Drug & Alcohol Issues
Alcohol and drug abuse is a big issue in Australia . Substance misuse means that alcohol or drugs have got out of control and are affecting person's life, relationship, work, or health. Moreover, some people develop substance dependency which means the person has got hooked on alcohol or drugs, and can't pass a day without using them. People with substance dependency may develop tolerance which means that over time, they need higher amounts of alcohol or drugs to feel ok. They may also show withdrawal symptoms if they miss a day. For example, they may feel snappy and shaky if they don't use. Australians abuse different sorts of substances. Some are legal (like alcohol, tobacco, and glue for chroming) and some illegal (like cannabis, speed, ice, ecstasy, acid, mushrooms, heroin and cocaine). Some of prescribed medications are addictive too (like xanax, kalma, and valium).
Alcohol and drug use is more common in people with mental illness . Some experts believe that many of them use alcohol or drugs to self-medicate their mental illness. For example, alcohol can temporarily reduce your anxiety and lift your mood. Unfortunately, this is the worst way of treating mental illness in the long run, because alcohol and drug abuse usually make the mental illness worse and harder to treat. Moreover, they cause additional health problems on top of the mental illness. For example, excessive drinking is linked with liver disease, heart condition, and cancer. Smoking tobacco is also very common in people with mental illness. Smoking is a major health issue and a main cause of lung disease, heart conditions, and cancer.

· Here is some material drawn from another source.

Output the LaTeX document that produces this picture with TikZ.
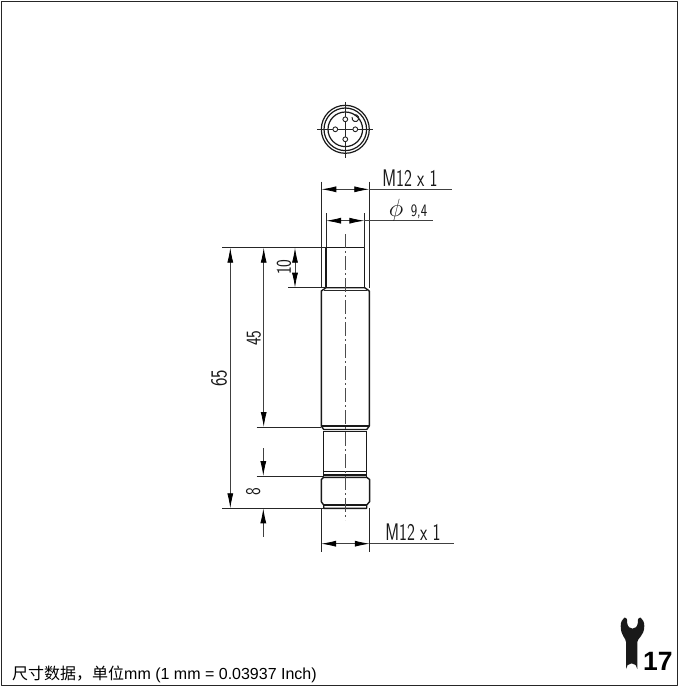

Alcohol and drug misuse causes many troubles. Many become absent-minded, irritable, depressed, or paranoid. Most people struggle to keep up with work, study, and family life. Some may run into financial problems and may turn to crime to get money for alcohol and drugs. Some develop life-threatening physical illnesses like heart diseases or liver problems. People with substance misuse may also put others at risk; for example, they may get aggressive during withdrawal or intoxication or may drive recklessly under the influence of alcohol or drugs.